The final score was 275 alive, 50 dead. This is not an acceptable attrition rate in any manufacturing operation. It’s hard to say what the problem is - obviously they crack because the disparity in the moisture content in the clay in the handle and the clay in the cup. It’s best to extrude the handles fresh and stick them to the cups when they are just dry enough to handle. They’re dried under plastic to equalize the moisture content. I can’t figure out what I’m doing wrong - some boards were perfect, others were perfect except for one or two in the middle, others the cracked cups were at the end. Is it in the application or in the drying? Maybe I need to leave more slack between the two ends of the handle? Perhaps someone who knows more than I do about this phenomenon will see this post and tell me what I’m doing wrong.
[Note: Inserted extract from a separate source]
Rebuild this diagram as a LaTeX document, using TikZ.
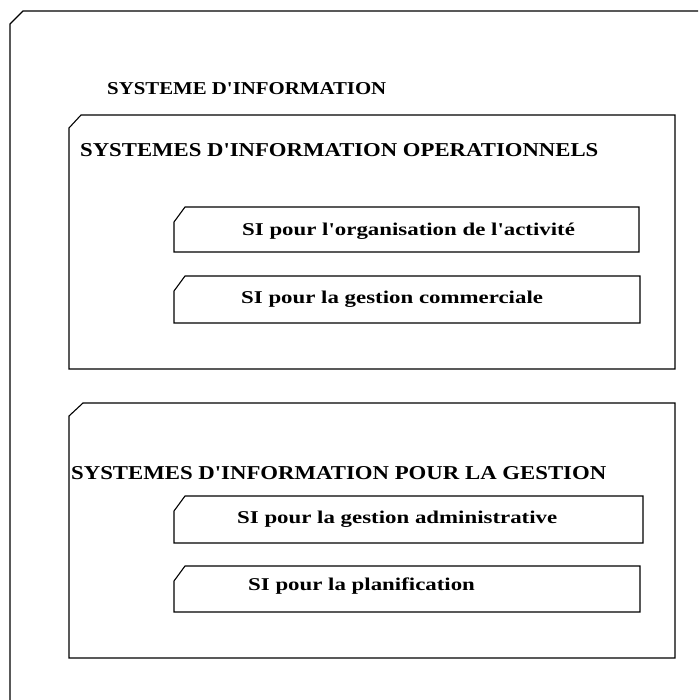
\documentclass[tikz,border=0pt]{standalone}
\usepackage{fontspec}
\setmainfont{Liberation Serif}
\newcommand\chambox[6]{%
  \draw[frame] (#1,#2+#6) -- (#1+#5,#2) -- (#3,#2) -- (#3,#4) -- (#1,#4) -- cycle;}
\tikzset{
  frame/.style={draw=black, line width=1.1pt, line join=miter},
  hdr/.style={anchor=base west, inner sep=0pt, font=\bfseries},
  lbl/.style={anchor=base west, inner sep=0pt, font=\fontsize{18}{21}\selectfont\bfseries},
}
\newcommand\wide[1]{\scalebox{1.27}[1]{#1}}
\newcommand\ap{\textquotesingle}
\begin{document}
\begin{tikzpicture}[x=1pt,y=-1pt]
  \useasboundingbox (0,0) rectangle (698,700);
  % outer frame (runs off the right and bottom edges)
  \draw[frame] (698,11) -- (23,11) -- (10,24) -- (10,700);
  \node[hdr] (title) at (107,95) {\resizebox{279pt}{12pt}{SYSTEME D\ap INFORMATION}};
  % operational systems
  \chambox{69}{115}{675}{369}{12}{13}
  \node[hdr] (op) at (80,157) {\resizebox{518pt}{13pt}{SYSTEMES D\ap INFORMATION OPERATIONNELS}};
  \chambox{174}{207}{639}{252}{11}{15}
  \node[lbl] (a) at (242,236) {\wide{SI pour l\ap organisation de l\ap activité}};
  \chambox{174}{276}{640}{323}{11}{15}
  \node[lbl] (b) at (241,303) {\wide{SI pour la gestion commerciale}};
  % management systems
  \chambox{69}{403}{675}{658}{14}{13}
  \node[hdr] (ge) at (71,479) {\resizebox{535pt}{13pt}{SYSTEMES D\ap INFORMATION POUR LA GESTION}};
  \chambox{174}{496}{643}{543}{11}{15}
  \node[lbl] (c) at (237,523) {\wide{SI pour la gestion administrative}};
  \chambox{174}{566}{640}{612}{11}{15}
  \node[lbl] (d) at (248,590) {\wide{SI pour la planification}};
\end{tikzpicture}
\end{document}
The dead cups are in a bucket of water - I’m going to slake them down and make them into tiles. No sense wasting porcelain at sixty cents a pound.
I ran out of propane in April, so the studio has been unheated ever since, but fortunately the weather has been relatively warm. My propane supplier, Eric Carlson, is the nicest guy in the world, but I’m afraid I tried his patience by going 90 days past due. He regretfully explained to me he needed cash on the barrelhead, the recession and all, so I scraped up $500 for 270 gallons of propane, His son, Andy Carlson, came and filled the tanks - it’s a little more than halfway, but enough for a bisque and a glaze.

A winter’s worth of greenware awaits the start of the firing season. This week, it will go into the bisque, get fired to 1800 F, come back into the studio to be glazed. I have a grad student from UMass Dartmouth coming to help me glaze and fire this weekend, but there’s a lot of work to be done before then. I’ll be blogging and twittering all week, making a public spectacle of the process.

I’m revamping the website right now in the company of Bob O’Haver, my tech guru. The jewel will be in the lotus soon.